Combine the half & half, heavy cream, salt, sugar, and lemon zest in a large saucepan and heat slowly over medium heat, stirring frequently, until the mixture reaches 175 degrees. Remove from heat.
Spoon out about a cup of the warmed mixture and pour slowly in a steady stream into the egg yolks while whisking the yolks continuously. Then, pour the now-warmed yolk mixture back into the saucepan while whisking the saucepan mixture continuously. Place the saucepan back over medium heat and whisk continuously until the mixture reaches 180 degrees. Remove from heat and pour through a fine mesh screen into the water bath bowl.
Add the peppermint extract and continue to whisk the mixture until it reaches near room temperature. Cover bowl with plastic wrap and place in refrigerator for 4-6 hours or overnight. Congrats, you’ve made a custard.
Once chilled, pour the custard into your ice cream maker and freeze according to the manufacturer’s instructions. Add the pulverized peppermints once the mixture starts to thicken.

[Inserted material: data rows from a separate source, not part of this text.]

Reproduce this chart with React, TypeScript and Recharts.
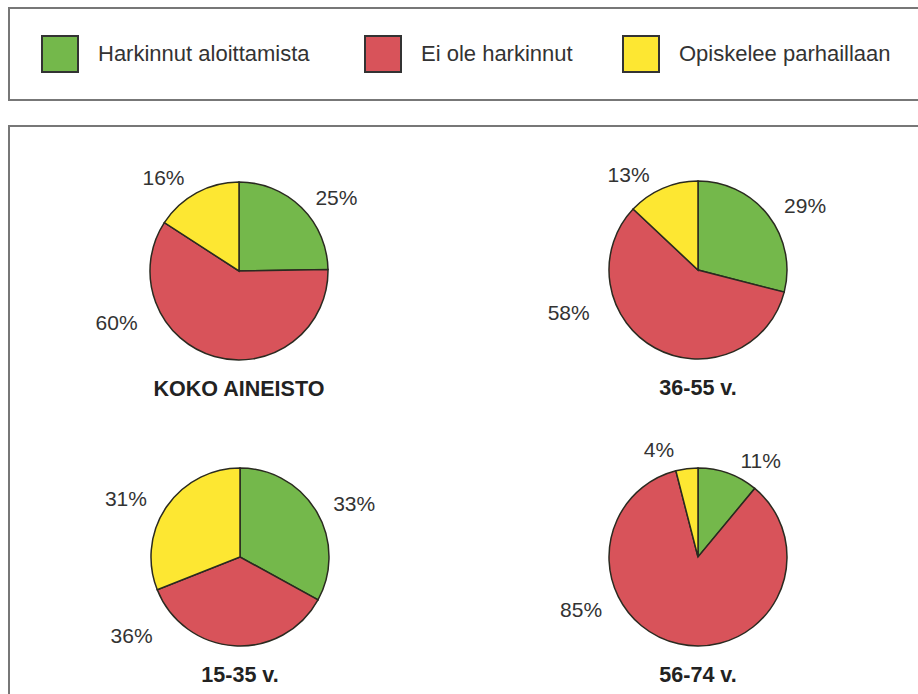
import { PieChart, Pie, Cell } from "recharts";

const categories = ["Harkinnut aloittamista", "Ei ole harkinnut", "Opiskelee parhaillaan"];
const groups = ["KOKO AINEISTO", "36-55 v.", "15-35 v.", "56-74 v."];
const kokoAineisto = [25, 60, 16];
const age36to55 = [29, 58, 13];
const age15to35 = [33, 36, 31];
const age56to74 = [11, 85, 4];

const colors = ["#74b84b", "#d8535a", "#fde732"];
const font = "'Liberation Sans', Arial, sans-serif";

// pie placement and hand-placed label spots (angle in degrees, distance from centre)
const pieCenters = [
  [239, 271],
  [698, 270],
  [240, 557],
  [698, 557],
];
const labelSpots = [
  [[37, 122], [203, 133], [129, 120]],
  [[31, 125], [198, 136], [126, 118]],
  [[25, 126], [216, 134], [153, 128]],
  [[57, 115], [204, 128], [110, 114]],
];

const series = [kokoAineisto, age36to55, age15to35, age56to74];

const RAD = Math.PI / 180;

function makeLabel(spots: number[][]) {
  return (props: any) => {
    const { cx, cy, index, value } = props;
    const [ang, dist] = spots[index];
    const x = cx + dist * Math.cos(ang * RAD);
    const y = cy - dist * Math.sin(ang * RAD);
    return (
      <text
        x={x}
        y={y}
        textAnchor="middle"
        dominantBaseline="central"
        fill="#333"
        fontSize={21}
        fontFamily={font}
      >
        {value}%
      </text>
    );
  };
}

export default function App() {
  return (
    <div style={{ position: "absolute", left: 0, top: 0, width: 918, height: 694, overflow: "hidden", background: "#fff" }}>
      {/* legend box */}
      <div
        style={{
          position: "absolute",
          left: 8,
          top: 7,
          width: 940,
          height: 90,
          border: "2px solid #777",
          boxSizing: "content-box",
        }}
      />
      {categories.map((c, i) => {
        const lefts = [41, 364, 622];
        return (
          <div key={c} style={{ position: "absolute", left: lefts[i], top: 35, height: 38, display: "flex", alignItems: "center" }}>
            <div style={{ width: 34, height: 34, background: colors[i], border: "2px solid #333" }} />
            <span style={{ marginLeft: 19, fontFamily: font, fontSize: 22, color: "#333" }}>{c}</span>
          </div>
        );
      })}
      {/* chart box */}
      <div
        style={{
          position: "absolute",
          left: 8,
          top: 125,
          width: 940,
          height: 600,
          border: "2px solid #777",
        }}
      />
      <div style={{ position: "absolute", left: 0, top: 0 }}>
        <PieChart width={918} height={694} margin={{ top: 0, right: 0, bottom: 0, left: 0 }}>
          {series.map((vals, p) => {
            const data = vals.map((v, i) => ({ name: categories[i], value: v }));
            return (
              <Pie
                key={groups[p]}
                data={data}
                dataKey="value"
                cx={pieCenters[p][0]}
                cy={pieCenters[p][1]}
                outerRadius={89}
                startAngle={90}
                endAngle={-270}
                stroke="#2a2a20"
                strokeWidth={1.5}
                labelLine={false}
                label={makeLabel(labelSpots[p])}
                isAnimationActive={false}
              >
                {data.map((d, i) => (
                  <Cell key={d.name} fill={colors[i]} />
                ))}
              </Pie>
            );
          })}
        </PieChart>
      </div>
      {groups.map((g, p) => (
        <div
          key={g}
          style={{
            position: "absolute",
            left: pieCenters[p][0] - 150,
            width: 300,
            top: pieCenters[p][1] + 106,
            textAlign: "center",
            fontFamily: font,
            fontWeight: "bold",
            fontSize: 21.5,
            color: "#222",
          }}
        >
          {g}
        </div>
      ))}
    </div>
  );
}
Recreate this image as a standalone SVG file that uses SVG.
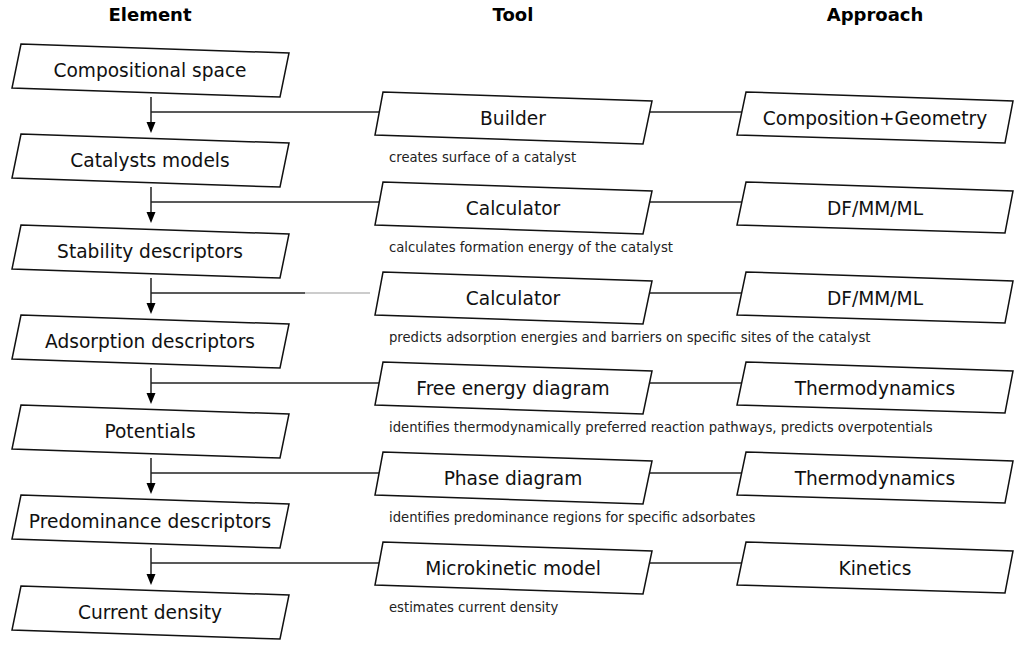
<svg xmlns="http://www.w3.org/2000/svg" width="1024" height="649" viewBox="0 0 1024 649">
<defs>
<style>
.box{fill:#fff;stroke:#111;stroke-width:1.5;stroke-linejoin:miter}
.lbl{font-family:"DejaVu Sans",Verdana,sans-serif;font-size:18.6px;fill:#111;text-anchor:middle}
.hdr{font-family:"DejaVu Sans",Verdana,sans-serif;font-size:18px;font-weight:bold;fill:#000;text-anchor:middle}
.desc{font-family:"DejaVu Sans",Verdana,sans-serif;font-size:13.2px;fill:#222}
.ln{stroke:#222;stroke-width:1.5;fill:none}
.ln2{stroke:#999;stroke-width:1.2;fill:none}
</style>
<path id="ah" d="M-4.5,-11 L4.5,-11 L0,0 Z" fill="#000"/>
<polygon id="ebox" points="21,0 289,9 280,53 12,44"/>
<polygon id="tbox" points="383,0 652,9 643,52 375,43"/>
<polygon id="abox" points="746,0 1013,9 1005,51 737,43"/>
</defs>
<rect width="1024" height="649" fill="#fff"/>
<g id="headers">
<text class="hdr" x="150" y="21">Element</text>
<text class="hdr" x="513" y="21">Tool</text>
<text class="hdr" x="875" y="21">Approach</text>
</g>
<g id="connectors">
<g id="c1"><line class="ln" x1="151" y1="97" x2="151" y2="125"/><use href="#ah" x="151" y="133"/><line class="ln" x1="151" y1="112" x2="380" y2="112"/><line class="ln" x1="650" y1="112" x2="742" y2="112"/></g>
<g id="c2"><line class="ln" x1="151" y1="187" x2="151" y2="215"/><use href="#ah" x="151" y="223"/><line class="ln" x1="151" y1="202" x2="380" y2="202"/><line class="ln" x1="650" y1="202" x2="742" y2="202"/></g>
<g id="c3"><line class="ln" x1="151" y1="278" x2="151" y2="306"/><use href="#ah" x="151" y="314"/><line class="ln" x1="151" y1="293" x2="305" y2="293"/><line class="ln2" x1="305" y1="293" x2="370" y2="293"/><line class="ln" x1="650" y1="293" x2="742" y2="293"/></g>
<g id="c4"><line class="ln" x1="151" y1="368" x2="151" y2="396"/><use href="#ah" x="151" y="404"/><line class="ln" x1="151" y1="383" x2="380" y2="383"/><line class="ln" x1="650" y1="383" x2="742" y2="383"/></g>
<g id="c5"><line class="ln" x1="151" y1="458" x2="151" y2="486"/><use href="#ah" x="151" y="494"/><line class="ln" x1="151" y1="473" x2="380" y2="473"/><line class="ln" x1="650" y1="473" x2="742" y2="473"/></g>
<g id="c6"><line class="ln" x1="151" y1="548" x2="151" y2="576"/><use href="#ah" x="151" y="585"/><line class="ln" x1="151" y1="563" x2="380" y2="563"/><line class="ln" x1="650" y1="563" x2="742" y2="563"/></g>
</g>
<g id="e1" transform="translate(0,44)"><use href="#ebox" class="box"/><text class="lbl" x="150" y="33">Compositional space</text></g>
<g id="e2" transform="translate(0,134)"><use href="#ebox" class="box"/><text class="lbl" x="150" y="33">Catalysts models</text></g>
<g id="e3" transform="translate(0,225)"><use href="#ebox" class="box"/><text class="lbl" x="150" y="33">Stability descriptors</text></g>
<g id="e4" transform="translate(0,315)"><use href="#ebox" class="box"/><text class="lbl" x="150" y="33">Adsorption descriptors</text></g>
<g id="e5" transform="translate(0,405)"><use href="#ebox" class="box"/><text class="lbl" x="150" y="33">Potentials</text></g>
<g id="e6" transform="translate(0,495)"><use href="#ebox" class="box"/><text class="lbl" x="150" y="33">Predominance descriptors</text></g>
<g id="e7" transform="translate(0,586)"><use href="#ebox" class="box"/><text class="lbl" x="150" y="33">Current density</text></g>
<g id="t1" transform="translate(0,92)"><use href="#tbox" class="box"/><text class="lbl" x="513" y="33">Builder</text><text class="desc" x="389" y="70">creates surface of a catalyst</text></g>
<g id="t2" transform="translate(0,182)"><use href="#tbox" class="box"/><text class="lbl" x="513" y="33">Calculator</text><text class="desc" x="389" y="70">calculates formation energy of the catalyst</text></g>
<g id="t3" transform="translate(0,272)"><use href="#tbox" class="box"/><text class="lbl" x="513" y="33">Calculator</text><text class="desc" x="389" y="70">predicts adsorption energies and barriers on specific sites of the catalyst</text></g>
<g id="t4" transform="translate(0,362)"><use href="#tbox" class="box"/><text class="lbl" x="513" y="33">Free energy diagram</text><text class="desc" x="389" y="70">identifies thermodynamically preferred reaction pathways, predicts overpotentials</text></g>
<g id="t5" transform="translate(0,452)"><use href="#tbox" class="box"/><text class="lbl" x="513" y="33">Phase diagram</text><text class="desc" x="389" y="70">identifies predominance regions for specific adsorbates</text></g>
<g id="t6" transform="translate(0,542)"><use href="#tbox" class="box"/><text class="lbl" x="513" y="33">Microkinetic model</text><text class="desc" x="389" y="70">estimates current density</text></g>
<g id="a1" transform="translate(0,92)"><use href="#abox" class="box"/><text class="lbl" x="875" y="33">Composition+Geometry</text></g>
<g id="a2" transform="translate(0,182)"><use href="#abox" class="box"/><text class="lbl" x="875" y="33">DF/MM/ML</text></g>
<g id="a3" transform="translate(0,272)"><use href="#abox" class="box"/><text class="lbl" x="875" y="33">DF/MM/ML</text></g>
<g id="a4" transform="translate(0,362)"><use href="#abox" class="box"/><text class="lbl" x="875" y="33">Thermodynamics</text></g>
<g id="a5" transform="translate(0,452)"><use href="#abox" class="box"/><text class="lbl" x="875" y="33">Thermodynamics</text></g>
<g id="a6" transform="translate(0,542)"><use href="#abox" class="box"/><text class="lbl" x="875" y="33">Kinetics</text></g>
</svg>
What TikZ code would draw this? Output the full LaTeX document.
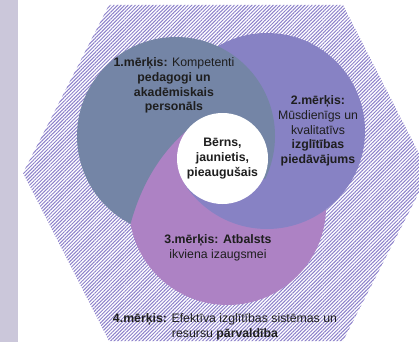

Once frozen to your desired consistency, scoop into a 1.5 quart capacity container and place in freezer overnight to allow the ice cream to harden further.
We managed to piece together a few of the ill-fated florentines to make a pseudo-bowl and placed a few scoops of our peppermint ice cream in the center. We then topped the scoops with a few peppermint candy pieces and, of course, some chocolate syrup.
This seasonal ice cream served in an edible bowl is quite the treat. Our go-to ice cream recipe produced very creamy results and the peppermint flavor was just strong enough – not overpowering. The crackly texture of the sweet, nutty florentine foiled so nicely with the soft ice cream, making bite after bite dreamily satisfying. After just a few bites we had already forgotten our earlier kitchen disaster . . .
. . . until we saw this again. :-)
Mess something up in the kitchen this week – it can be a delicious endeavor!